[Work instructions]:
In the listing that follows, count the lines holding the word "this" and report only that number.

▼

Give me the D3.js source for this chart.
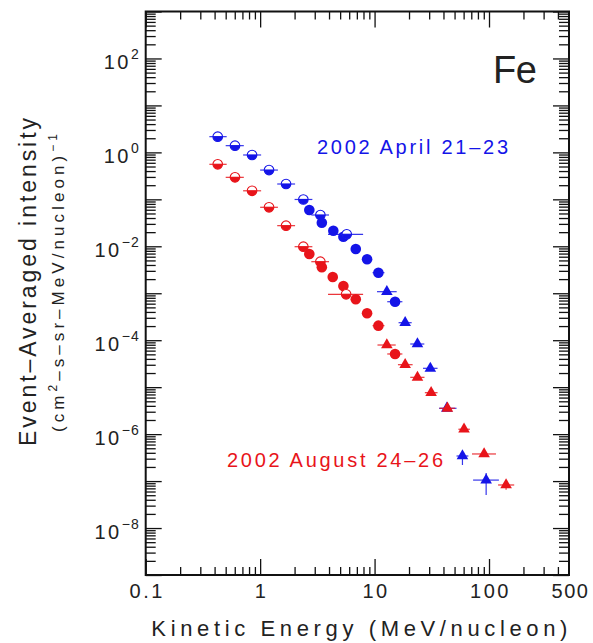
<!DOCTYPE html>
<html><head><meta charset="utf-8">
<script src="https://cdn.jsdelivr.net/npm/d3@7"></script>
<style>body{margin:0;background:#fff}</style>
</head><body><svg id="c" width="593" height="643"></svg>
<script>
// ---- data ----
const blueE = [0.426,0.603,0.850,1.196,1.684,2.386,2.69,3.36,3.46,4.36,5.34,5.71,6.85,8.60,10.8,12.8,15.1,18.5,23.7,30.7,42.8,58.6,94.4];
const blueI = [2.16,1.39,0.88,0.42,0.212,0.0993,0.0593,0.0464,0.0318,0.0215,0.016,0.018,0.00877,0.00528,0.00274,0.00108,0.00066,0.000236,8.3e-5,2.52e-5,3.55e-6,3.42e-7,1.05e-7];
const blueMarker = ["h","h","h","h","h","h","f","h","f","f","f","h","f","f","f","t","f","t","t","t","t","t","t"];
const blueELo = [0.36,0.50,0.71,1.0,1.41,2.0,2.55,2.8,3.3,4.1,5.0,3.92,6.4,8.1,9.6,10.5,12.9,16.2,20.5,26.5,36.6,52,72.6];
const blueEHi = [0.51,0.72,1.02,1.43,2.02,2.86,2.85,4.0,3.65,4.65,5.7,7.94,7.35,9.2,12.2,15.6,17.5,21.1,27.2,35.5,52,66,122];
const blueILo = [null,null,null,null,null,null,null,null,null,null,null,null,null,null,null,null,null,null,null,null,null,2.2e-7,5.06e-8];
const blueIHi = [null,null,null,null,null,null,null,null,null,null,null,null,null,null,null,null,null,null,null,null,null,4.2e-7,1.49e-7];

const redE = [0.426,0.603,0.850,1.196,1.684,2.386,2.69,3.36,3.46,4.31,5.34,5.64,6.85,8.60,10.8,12.8,15.1,18.5,23.7,31.2,43.3,60.5,90.6,141];
const redI = [0.557,0.294,0.152,0.0677,0.0275,0.0098,0.00686,0.0047,0.00357,0.00222,0.00143,0.00095,0.000743,0.000374,0.000204,7.9e-5,5.09e-5,3.01e-5,1.62e-5,7.63e-6,3.55e-6,1.27e-6,3.78e-7,8.26e-8];
const redMarker = ["h","h","h","h","h","h","f","h","f","f","f","h","f","f","f","t","f","t","t","t","t","t","t","t"];
const redELo = [0.36,0.50,0.71,1.0,1.41,2.0,2.55,2.8,3.3,4.0,5.0,3.92,6.4,8.1,9.6,10.6,12.9,16.0,20.5,27.5,37,54,71,120];
const redEHi = [0.51,0.72,1.02,1.43,2.02,2.86,2.85,4.0,3.65,4.65,5.7,7.94,7.35,9.2,12.2,15.3,17.5,21.5,27.3,35.5,50.5,68,115,166];
const redILo = [null,null,null,null,null,null,null,null,null,null,null,null,null,null,null,null,null,null,null,null,null,null,3.3e-7,6.5e-8];
const redIHi = [null,null,null,null,null,null,null,null,null,null,null,null,null,null,null,null,null,null,null,null,null,null,null,null];

const xLabelVals = [0.1,1,10,100,500];
const xTickLabels = ["0.1","1","10","100","500"];
const yLabelExp = [2,0,-2,-4,-6,-8];
const seriesNames = ["2002 April 21–23","2002 August 24–26"];
const elementName = "Fe";

// ---- scales ----
const svg = d3.select("#c");
const x = d3.scaleLog().domain([0.1,500]).range([145.7,569]);
const y = d3.scaleLog().domain([1e-9,1e3]).range([575,11.5]);
const X0 = x.range()[0], X1 = x.range()[1], Y0 = y.range()[0], Y1 = y.range()[1];

const xMajor = [0.1,1,10,100];
const xMinor = [];
[0.1,1,10,100].forEach(d=>{for(let k=2;k<=9;k++){const v=d*k; if(v<500) xMinor.push(v);}});
const yMajor = d3.range(-9,4).map(e=>Math.pow(10,e));
const yMinor = [];
d3.range(-9,3).forEach(e=>{for(let k=2;k<=9;k++) yMinor.push(k*Math.pow(10,e));});

const ax = svg.append("g").attr("class","axes");
function tickAxis(gen, tr){
  const g = ax.append("g").attr("transform",tr).call(gen);
  g.select(".domain").remove();
  g.selectAll("line").attr("stroke","#111").attr("stroke-width",1.3);
  return g;
}
tickAxis(d3.axisBottom(x).tickValues(xMajor).tickSize(-16).tickSizeOuter(0).tickFormat(""), `translate(0,${Y0})`);
tickAxis(d3.axisBottom(x).tickValues(xMinor).tickSize(-8).tickSizeOuter(0).tickFormat(""), `translate(0,${Y0})`);
tickAxis(d3.axisTop(x).tickValues(xMajor).tickSize(-16).tickSizeOuter(0).tickFormat(""), `translate(0,${Y1})`);
tickAxis(d3.axisTop(x).tickValues(xMinor).tickSize(-8).tickSizeOuter(0).tickFormat(""), `translate(0,${Y1})`);
tickAxis(d3.axisLeft(y).tickValues(yMajor).tickSize(-16).tickSizeOuter(0).tickFormat(""), `translate(${X0},0)`);
tickAxis(d3.axisLeft(y).tickValues(yMinor).tickSize(-10).tickSizeOuter(0).tickFormat(""), `translate(${X0},0)`);
tickAxis(d3.axisRight(y).tickValues(yMajor).tickSize(-16).tickSizeOuter(0).tickFormat(""), `translate(${X1},0)`);
tickAxis(d3.axisRight(y).tickValues(yMinor).tickSize(-10).tickSizeOuter(0).tickFormat(""), `translate(${X1},0)`);

ax.append("rect").attr("x",X0).attr("y",Y1).attr("width",X1-X0).attr("height",Y0-Y1)
  .attr("fill","none").attr("stroke","#111").attr("stroke-width",2);

const FONT = "'Liberation Sans', Arial, sans-serif";
const xl = ax.append("g").attr("transform",`translate(0,${Y0})`)
  .call(d3.axisBottom(x).tickValues(xLabelVals).tickSize(0).tickPadding(9).tickFormat((d,i)=>xTickLabels[i]));
xl.select(".domain").remove();
xl.selectAll("text").attr("font-family",FONT).attr("font-size",20).attr("fill","#222")
  .attr("letter-spacing",(d,i)=>i===xLabelVals.length-1?"1.5px":"2.5px").attr("dx","1");

const yLabelVals = yLabelExp.map(e=>Math.pow(10,e));
const yl = ax.append("g").attr("transform",`translate(${X0},0)`)
  .call(d3.axisLeft(y).tickValues(yLabelVals).tickSize(0).tickPadding(6).tickFormat(""));
yl.select(".domain").remove();
yl.selectAll("text").each(function(d,i){
  const t = d3.select(this).attr("font-family",FONT).attr("fill","#222").attr("dy",null)
    .attr("font-size",20).attr("letter-spacing","2.5px").attr("y",10);
  t.append("tspan").text("10");
  const e = yLabelExp[i];
  t.append("tspan").attr("font-size",14).attr("dy",-10).attr("letter-spacing","1px").text(e<0?("−"+(-e)):String(e));
});

svg.append("text").attr("x",(X0+X1)/2+2).attr("y",636).attr("text-anchor","middle")
  .attr("font-family",FONT).attr("font-size",22).attr("fill","#222")
  .attr("textLength",416).attr("lengthAdjust","spacing").text("Kinetic Energy (MeV/nucleon)");

svg.append("text").attr("transform","translate(36,282) rotate(-90)").attr("text-anchor","middle")
  .attr("font-family",FONT).attr("font-size",23).attr("fill","#222")
  .attr("textLength",328).attr("lengthAdjust","spacing").text("Event–Averaged intensity");

const t2 = svg.append("text").attr("transform","translate(64,283) rotate(-90)").attr("text-anchor","middle")
  .attr("font-family",FONT).attr("font-size",17).attr("fill","#222")
  .attr("textLength",298).attr("lengthAdjust","spacing");
t2.append("tspan").text("(cm");
t2.append("tspan").attr("font-size",12).attr("dy",-7).text("2");
t2.append("tspan").attr("dy",7).text("–s–sr–MeV/nucleon)");
t2.append("tspan").attr("font-size",12).attr("dy",-7).text("−1");

svg.append("text").attr("x",493).attr("y",83).attr("font-family",FONT).attr("font-size",38)
  .attr("fill","#222").attr("textLength",44).attr("lengthAdjust","spacing").text(elementName);

const BLUE = "#1414e8", RED = "#e8141a";
svg.append("text").attr("x",317).attr("y",154).attr("font-family",FONT).attr("font-size",20)
  .attr("fill",BLUE).attr("textLength",191).attr("lengthAdjust","spacing").text(seriesNames[0]);
svg.append("text").attr("x",227).attr("y",467).attr("font-family",FONT).attr("font-size",20)
  .attr("fill",RED).attr("textLength",216).attr("lengthAdjust","spacing").text(seriesNames[1]);

function drawSeries(E,I,M,ELo,EHi,ILo,IHi,color){
  const data = E.map((e,i)=>({e,i:I[i],m:M[i],lo:ELo[i],hi:EHi[i],ilo:ILo[i],ihi:IHi[i]}));
  const g = svg.append("g");
  g.selectAll("line.h").data(data).join("line").attr("class","h")
    .attr("x1",d=>x(d.lo)).attr("x2",d=>x(d.hi)).attr("y1",d=>y(d.i)).attr("y2",d=>y(d.i))
    .attr("stroke",color).attr("stroke-width",1.2).attr("opacity",0.85);
  g.selectAll("line.v").data(data.filter(d=>d.ilo!=null||d.ihi!=null)).join("line").attr("class","v")
    .attr("x1",d=>x(d.e)).attr("x2",d=>x(d.e))
    .attr("y1",d=>y(d.ilo!=null?d.ilo:d.i)).attr("y2",d=>y(d.ihi!=null?d.ihi:d.i))
    .attr("stroke",color).attr("stroke-width",1.2).attr("opacity",0.85);
  const mk = g.selectAll("g.m").data(data).join("g").attr("class","m")
    .attr("transform",d=>`translate(${x(d.e)},${y(d.i)})`);
  mk.filter(d=>d.m==="f").append("circle").attr("r",5.3).attr("fill",color);
  mk.filter(d=>d.m==="t").append("path").attr("d",d3.symbol(d3.symbolTriangle,58)()).attr("fill",color);
  const h = mk.filter(d=>d.m==="h");
  h.append("circle").attr("r",4.8).attr("fill","#fff").attr("stroke",color).attr("stroke-width",1.1);
  h.append("path").attr("d","M-4.8,0 A4.8,4.8 0 0 0 4.8,0 Z").attr("fill",color);
  h.append("line").attr("x1",-4.8).attr("x2",4.8).attr("stroke",color).attr("stroke-width",1.2);
}
drawSeries(blueE,blueI,blueMarker,blueELo,blueEHi,blueILo,blueIHi,BLUE);
drawSeries(redE,redI,redMarker,redELo,redEHi,redILo,redIHi,RED);
</script>
</body></html>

▲

[Expected answer]:
2